Last summer Andrew Wheating emerged as possibly the brightest face in men’s middle distance running in the U.S.. This past weekend he opened his season with a 1500 meter run at the USATF High Performance meet in Southern California. The result was a 3:36.46 win – the #2 time of his career. Not a bad way to start the season.
With Lopez Lamong (3:37.01, 4th) and Leo Manzano (3:38.26, 9th) in his wake, Wheating opened well against what began to emerge last year as the core of our young middle distance runners. And with just a few weeks until the National Championships, looks ready to make a strong run at the team for Daegu.
Our middle distance fortunes took another step towards competitiveness at the meet as Cory Prim, fresh off his Pac-10 victory for UCLA, stormed to an 800 PR of 1:44.71, with Tyler Mulder (OTC) right behind in 1:44.83. With Wheating and Manzano both running under 1:45 last summer; Nick Symmonds in his prime; and collegians like Casmir Loxsom and Robbie Andrews rapidly improving; we suddenly are looking at a Nationals that should be run in something other than the mundane 1:45/1:46 that we‘ve seen in recent years!

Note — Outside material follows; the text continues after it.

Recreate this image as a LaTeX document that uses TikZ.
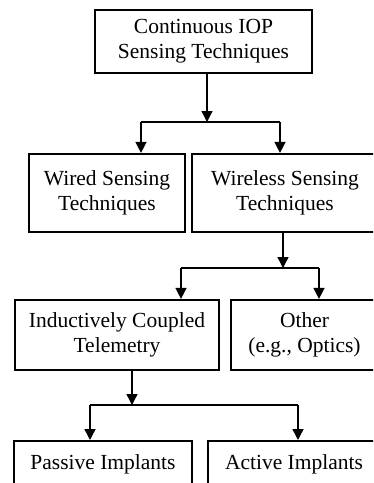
\documentclass[tikz,border=0pt]{standalone}
\usepackage{fontspec}
\setmainfont{Liberation Serif}
\usetikzlibrary{arrows.meta}
\begin{document}
\begin{tikzpicture}[x=1pt,y=-1pt,
  box/.style={draw,line width=2.2pt,inner sep=0pt,align=center,font=\fontsize{21.5}{25}\selectfont},
  arr/.style={line width=1.4pt,-{Triangle[length=11pt,width=11pt]}},
  ln/.style={line width=1.4pt}]
\useasboundingbox (0,0) rectangle (373,483);
\clip (0,0) rectangle (373,483);
\node[box,minimum width=217pt,minimum height=63pt] (top) at (203.5,41.5) {Continuous IOP\\Sensing Techniques};
\node[box,minimum width=156pt,minimum height=78pt] (wired) at (107,193) {Wired Sensing\\Techniques};
\node[box,minimum width=186pt,minimum height=78pt] (wireless) at (285,193) {Wireless Sensing\\Techniques};
\node[box,minimum width=204pt,minimum height=70pt] (ind) at (117,335) {Inductively Coupled\\Telemetry};
\node[box,minimum width=147pt,minimum height=70pt] (other) at (304.5,335) {Other\\(e.g., Optics)};
\node[box,minimum width=178pt,minimum height=46pt,anchor=north] (passive) at (103,440) {Passive Implants};
\node[box,minimum width=172pt,minimum height=46pt,anchor=north] (active) at (294,440) {Active Implants};
\coordinate (j1) at (207,122);
\coordinate (j1l) at (141,122);
\coordinate (j1r) at (280,122);
\coordinate (j2) at (283,268);
\coordinate (j2l) at (181,268);
\coordinate (j2r) at (319,268);
\coordinate (j3) at (132,405);
\coordinate (j3l) at (90,405);
\coordinate (j3r) at (298,405);
\draw[arr] (top.south -| j1) -- (j1);
\draw[ln] (j1l) -- (j1r);
\draw[arr] (j1l) -- (wired.north -| j1l);
\draw[arr] (j1r) -- (wireless.north -| j1r);
\draw[arr] (wireless.south -| j2) -- (j2);
\draw[ln] (j2l) -- (j2r);
\draw[arr] (j2l) -- (ind.north -| j2l);
\draw[arr] (j2r) -- (other.north -| j2r);
\draw[arr] (ind.south -| j3) -- (j3);
\draw[ln] (j3l) -- (j3r);
\draw[arr] (j3l) -- (passive.north -| j3l);
\draw[arr] (j3r) -- (active.north -| j3r);
\end{tikzpicture}
\end{document}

The women’s 800 also saw some solid running as Alice Schmidt (1:59.48) & Maggie Vessey (1:59.56) ran the #2 & #3 times of the season with Geena Gall (2:00.86) rounding off a very nice top three. Schmidt took over the U.S. lead from Phoebe Wright (1:59.98) who has run well early this season. For Gall it was her best time since ‘09 (2:00.44 PR) and it looks like she may be ready to finally drop under 2 minutes and join with Morgan Uceny, Anna Pierce, Allysia Johnson and those above in what should be one hot 800 meter race next month.
Finally, I have to mention that a couple of sprinters went unnoticed when I made reference to Steve Mullings WL 9.89 the other day. First was Travis Padgett’s 9.99 for second place behind Mullings. It was the first sub10 for Padgett since the Olympic season of 2008. He turned the trick twice in Florida as he also ran 9.96w in his heat. While it it doesn’t immediately make him a “contender”, it does make him relevant again. And with his blitz starting ability he could have an effect on the outcome of the final should he make it.
Another who is quietly becoming relevant again is Justin Gatlin, who didn’t contest the 100 in Florida (10.06 earlier this season) but did win the 200 in 20.20 (+1.9). It was his fastest 200 since winning the World Championships in Helsinki in 20.04 (with a follow up 20.04 in Sheffield England shortly thereafter). It gives Gatlin the #7 time in the world at the moment (to go with #14 in the 100), but more importantly shows that he is fit – nearly as fit as when he was double World Champion. I’m not sure which event Gatlin intends to contest at Nationals, or if he will compete in both. But regardless of how one feels about his ban, his recent performances say that he will be competitive in June. Making the sprints at U.S. Nationals this year “must watch TV”!
Speaking of must watch TV, we get the Rome Diamond League in a couple of days and the Jamaican “mini meet” in the 100 with Bolt, Powell, Forsythe and Clarke. Also keep an eye on Frenchman Christophe Lemaitre to see how well he holds up against the hot competition.